La Costa d’Avorio rovinata dall’industria del cacao

Il cioccolato, apprezzato da persone di tutte le età, utilizzato in qualunque tipo di dolce e nelle più svariate forme e stati fisici, è diventato non solo un peccato di gola, ma anche un peccato legale. L’intera Africa occidentale ne subisce le conseguenze, in particolare Costa d’Avorio e Ghana, i due paesi leader nella coltivazione della pianta di cacao da cui la produzione di questo alimento parte, ma che al momento della commercializzazione di naturale ha ben poco.

L’industria del cioccolato infatti ha origine dalla coltivazione di una pianta che necessita di molto sole per crescere, e che al contempo deve accontentare le richieste di tutto il mondo, dall’Asia al nord America. La grande richiesta porta quindi alla deforestazione, in favore delle coltivazioni di cacao, tramite combustione di quasi tutta la Costa d’Avorio, che è passata in pochi decenni dall’avere una quantità di foreste pluviali pari al 25% del territorio, ad una invece del 4%. Le grandi aziende venditrici di cioccolato, come Ferrero, Nestlé, Lindt, Mars, vengono citate nel report Chocolate’s Dark Secret scritto dall’organizzazione non governativa Mighty Earth, che denuncia come esse alimentino questo commercio senza assicurarsi che la provenienza delle fave di cacao non danneggi le aree protette delle foreste rimaste – difatti secondo l’ong l’80% delle foreste della Costa d’Avorio è scomparso negli ultimi 50 anni.

Nel report si legge:

Nella Costa d’Avorio, i produttori di cacao guadagnano circa 50 centesimi al giorno e in Ghana circa 84 centesimi al giorno. Gli agricoltori vengono sottopagati, poiché il profitto proveniente dal cioccolato viene per lo più distribuito tra commercianti e artigiani. La distribuzione dei guadagni va sempre peggio: negli anni ’80 gli agricoltori ricevevano circa il 16% del profitto da ogni barretta di cioccolato, oggi invece ricevono il 6,6%, mentre il 35% va alle multinazionali e il 44% ai supermercati”.

Nel 2004 un giornalista franco-canadese impegnato nella ricerca di informazioni riguardante l’industria del cacao illegale, Guy-André Kieffer, è scomparso, e di lui non si sono avute più notizie da allora. Viveva ad Abidjan, in Costa d’Avorio, come consulente esperto in cacao e caffè per conto della società CCC (Consorzio Cooperative Costruzioni). Il suo ruolo gli ha permesso di entrare in contatto con la commercializzazione illegale del cacao, che va a mischiarsi con quella legale nel momento dell’esportazione e per questo difficilmente rintracciabile. Insieme alla testata inglese Guardian, il suddetto giornalista è stato uno dei primi ad occuparsi della deforestazione africana, e il ruolo che ha assunto nella situazione gli è purtroppo costato la vita.
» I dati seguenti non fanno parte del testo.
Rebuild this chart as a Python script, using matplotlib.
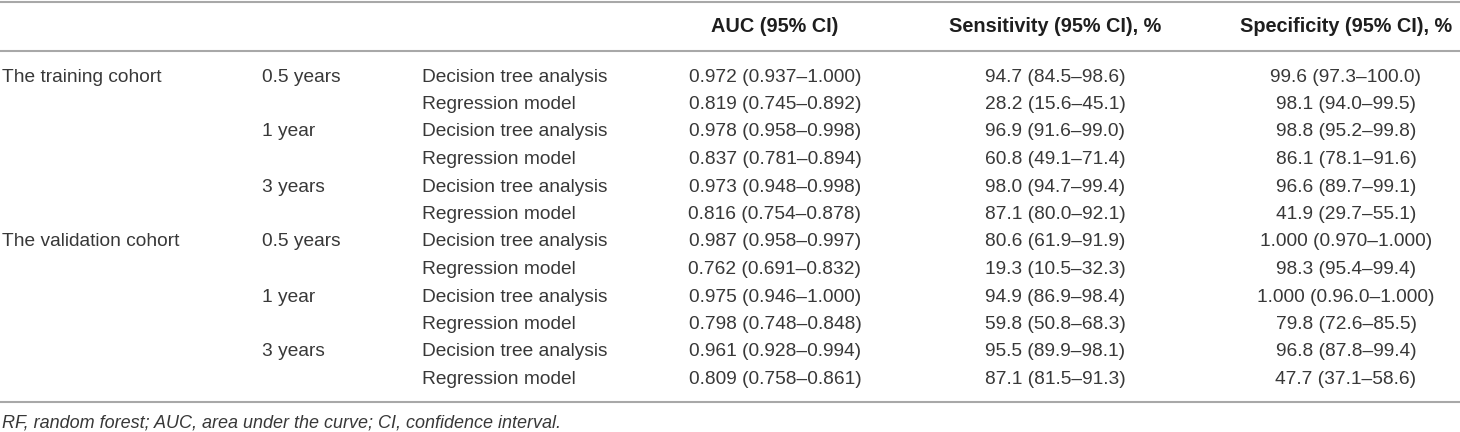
import matplotlib
matplotlib.use("Agg")
import matplotlib.pyplot as plt

plt.rcParams['font.family'] = ['Liberation Sans', 'DejaVu Sans']

# table content
headers = ["AUC (95% CI)", "Sensitivity (95% CI), %", "Specificity (95% CI), %"]
cohorts = ["The training cohort", "", "", "", "", "",
           "The validation cohort", "", "", "", "", ""]
horizons = ["0.5 years", "", "1 year", "", "3 years", "",
            "0.5 years", "", "1 year", "", "3 years", ""]
models = ["Decision tree analysis", "Regression model"] * 6
auc = ["0.972 (0.937\u20131.000)", "0.819 (0.745\u20130.892)",
       "0.978 (0.958\u20130.998)", "0.837 (0.781\u20130.894)",
       "0.973 (0.948\u20130.998)", "0.816 (0.754\u20130.878)",
       "0.987 (0.958\u20130.997)", "0.762 (0.691\u20130.832)",
       "0.975 (0.946\u20131.000)", "0.798 (0.748\u20130.848)",
       "0.961 (0.928\u20130.994)", "0.809 (0.758\u20130.861)"]
sens = ["94.7 (84.5\u201398.6)", "28.2 (15.6\u201345.1)",
        "96.9 (91.6\u201399.0)", "60.8 (49.1\u201371.4)",
        "98.0 (94.7\u201399.4)", "87.1 (80.0\u201392.1)",
        "80.6 (61.9\u201391.9)", "19.3 (10.5\u201332.3)",
        "94.9 (86.9\u201398.4)", "59.8 (50.8\u201368.3)",
        "95.5 (89.9\u201398.1)", "87.1 (81.5\u201391.3)"]
spec = ["99.6 (97.3\u2013100.0)", "98.1 (94.0\u201399.5)",
        "98.8 (95.2\u201399.8)", "86.1 (78.1\u201391.6)",
        "96.6 (89.7\u201399.1)", "41.9 (29.7\u201355.1)",
        "1.000 (0.970\u20131.000)", "98.3 (95.4\u201399.4)",
        "1.000 (0.96.0\u20131.000)", "79.8 (72.6\u201385.5)",
        "96.8 (87.8\u201399.4)", "47.7 (37.1\u201358.6)"]
footnote = "RF, random forest; AUC, area under the curve; CI, confidence interval."

# layout in pixel units
W, H = 1460, 432
left_cols = [2, 262, 422]
center_cols = [775, 1055, 1346]
row0, row_step = 77, 27.5
txt_color = '#383838'
line_color = '#a8a8a8'
fs = 13.8

fig = plt.figure(figsize=(W / 100, H / 100), dpi=100)
ax = fig.add_axes([0, 0, 1, 1])
ax.set_xlim(0, W)
ax.set_ylim(H, 0)
ax.axis('off')

for y in [1.5, 51, 402]:
    ax.axhline(y, color=line_color, linewidth=1.5)

for x, h in zip(center_cols, headers):
    ax.text(x, 27, h, ha='center', va='center', fontsize=14.3,
            fontweight='bold', color='#1e1e1e')

for i in range(len(models)):
    y = row0 + i * row_step
    for x, s in zip(left_cols, [cohorts[i], horizons[i], models[i]]):
        ax.text(x, y, s, ha='left', va='center', fontsize=fs, color=txt_color)
    for x, s in zip(center_cols, [auc[i], sens[i], spec[i]]):
        ax.text(x, y, s, ha='center', va='center', fontsize=fs, color=txt_color)

ax.text(2, 423, footnote, ha='left', va='center', fontsize=13,
        style='italic', color=txt_color)

fig.savefig("out.png", dpi=100)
La speranza è che a Bonn, durante la Cop 23, si discuta di questo problema che secondo Mighty Earth porterebbe la Costa d’Avorio a veder scomparire completamente nel 2030 le sue foreste. Nel report scritto dall’ong l’unico modo di salvare la biodiversità africana sarebbe che le compagnie di coltivazione del cacao si concentrassero su un tipo di produzione shade-grown, ossia basata su di un cacao coltivato in modo ecosostenibile, che porti la vegetazione ad aumentare e i territori ad essere ripopolati di elefanti e primati, che negli ultimi anni sono diminuiti considerevolmente e, soprattutto i primi, sono ancor più oggetto di caccia da parte dei bracconieri.